Pushing the physical limits of clay while he explores histories of making, Gates has conceived an array of ceramic forms, such as tea bowls and water storage jars, along with larger vessels. He is called to a material legacy that extends from anonymous potters throughout history to modernist practitioners such as Michael Cardew, Shōji Hamada, Bernard Leach, Lucie Rie, and Peter Voulkos. A particular touchstone is David Drake, known as Dave the Potter, who incised poems into ceramic jugs and plantation storage pots while enslaved in Edgefield, South Carolina. Drawing on worldwide cultural traditions, Gates endows ceramic vessels with transcendent meaning derived from cycles of creative labor and experimentation. His transformative use of the flame links these works to his tar paintings, which honor his father’s craft as a roofer. A new large-scale tar painting will also be featured in the exhibition.

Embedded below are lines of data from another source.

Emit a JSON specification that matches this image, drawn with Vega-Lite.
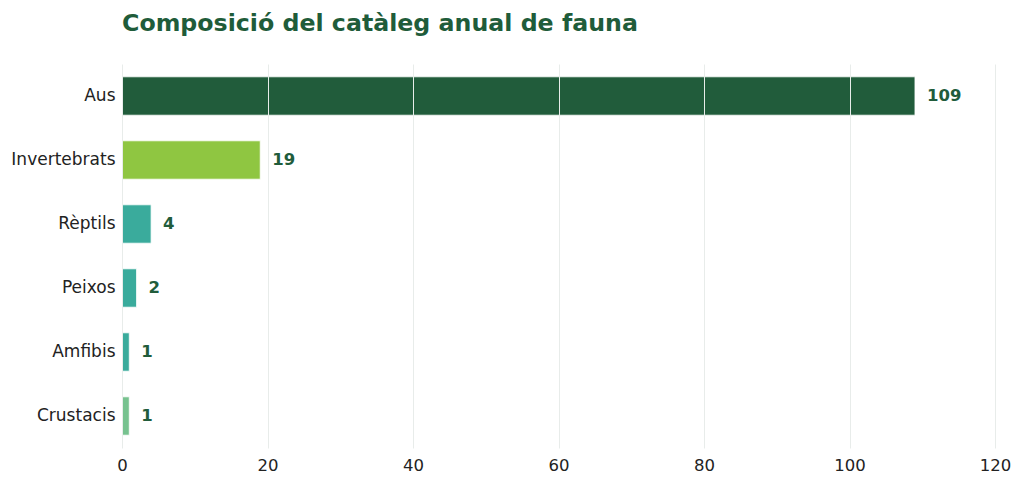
{
  "$schema": "https://vega.github.io/schema/vega-lite/v6.json",
  "width": 873,
  "height": 384,
  "autosize": {"type": "none"},
  "padding": {"left": 122, "top": 64, "right": 29, "bottom": 40},
  "background": "white",
  "title": {
    "text": "Composició del catàleg anual de fauna",
    "anchor": "start",
    "frame": "group",
    "font": "DejaVu Sans",
    "fontSize": 23.7,
    "fontWeight": "bold",
    "color": "#1f5c3a",
    "offset": 28
  },
  "data": {
    "values": [
      {"grup": "Aus", "n": 109, "tipus": "aus"},
      {"grup": "Invertebrats", "n": 19, "tipus": "inv"},
      {"grup": "Rèptils", "n": 4, "tipus": "altres"},
      {"grup": "Peixos", "n": 2, "tipus": "altres"},
      {"grup": "Amfibis", "n": 1, "tipus": "altres"},
      {"grup": "Crustacis", "n": 1, "tipus": "crus"}
    ]
  },
  "encoding": {
    "y": {
      "field": "grup",
      "type": "nominal",
      "sort": null,
      "scale": {"paddingInner": 0.4, "paddingOuter": 0.2},
      "axis": {
        "title": null,
        "ticks": false,
        "domain": false,
        "labelPadding": 7,
        "labelFontSize": 17,
        "labelColor": "#222222",
        "labelFont": "DejaVu Sans"
      }
    },
    "x": {
      "field": "n",
      "type": "quantitative",
      "scale": {"domain": [0, 120], "nice": false},
      "axis": {
        "title": null,
        "values": [0, 20, 40, 60, 80, 100, 120],
        "ticks": false,
        "domain": false,
        "grid": true,
        "gridColor": "#e8ecea",
        "gridWidth": 1,
        "zindex": 1,
        "labelFlush": false,
        "labelPadding": 9,
        "labelFontSize": 16.5,
        "labelColor": "#222222",
        "labelFont": "DejaVu Sans"
      }
    }
  },
  "layer": [
    {
      "mark": {"type": "bar", "stroke": "white", "strokeWidth": 0.8},
      "encoding": {
        "color": {
          "field": "tipus",
          "type": "nominal",
          "scale": {
            "domain": ["aus", "inv", "altres", "crus"],
            "range": ["#215c3b", "#8fc641", "#3aab9c", "#77c28f"]
          },
          "legend": null
        }
      }
    },
    {
      "mark": {
        "type": "text",
        "align": "left",
        "baseline": "middle",
        "dx": 12,
        "font": "DejaVu Sans",
        "fontSize": 16.5,
        "fontWeight": "bold",
        "color": "#215c3b"
      },
      "encoding": {"text": {"field": "n", "type": "quantitative"}}
    }
  ],
  "config": {"view": {"stroke": null}}
}
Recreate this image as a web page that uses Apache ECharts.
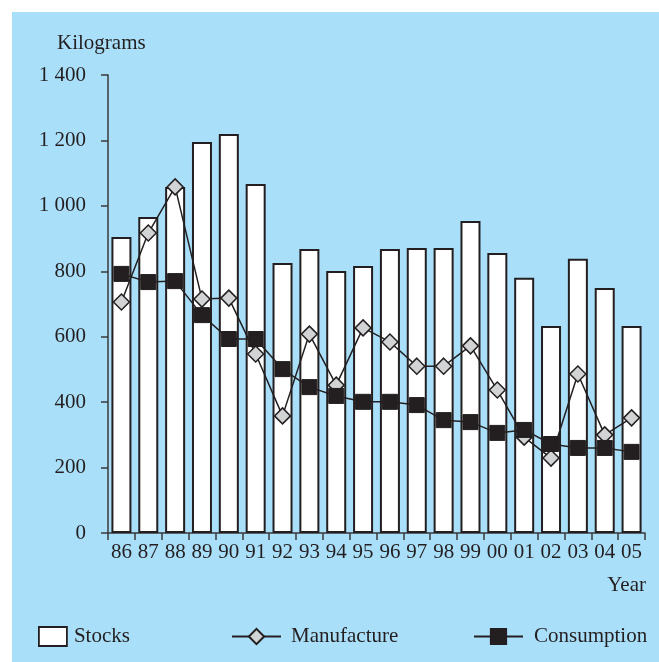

ASHEN is the latest of Gates’s recent international exhibitions exploring his interrogation of process, form, and temporality in the plastic arts, including Black Vessel at Gagosian New York (2020–21) and Vessel at the Benaki Museum of Greek Culture, Athens. In London, his multi-venue project The Question of Clay, taking place through 2022 with exhibitions at Whitechapel Gallery (A Clay Sermon) and the Victoria & Albert Museum (Slight Intervention #5), culminates with Black Chapel, Gates’s commission for the Serpentine Pavilion, scheduled to open on June 10, 2022. Realized as a cylindrical form illuminated by a single oculus, Black Chapel mirrors the artist’s sculptural practice and deepens his engagement with the architectural typologies of chapels; the bottle kilns of Stoke-on-Trent, England; the beehive kilns of the western United States; and traditional African structures such as the Musgum mud huts of Cameroon and the Kasubi Tombs of Kampala, Uganda.
Beginning June 11, Gates will share his interest in small wares, as well as the histories of Korean and Japanese pottery, at the Gagosian Shop in Burlington Arcade, London, with a selection of his tea bowls, sake cups, and other ceramic vessels. Also on view will be books and materials that inform his current bodies of work.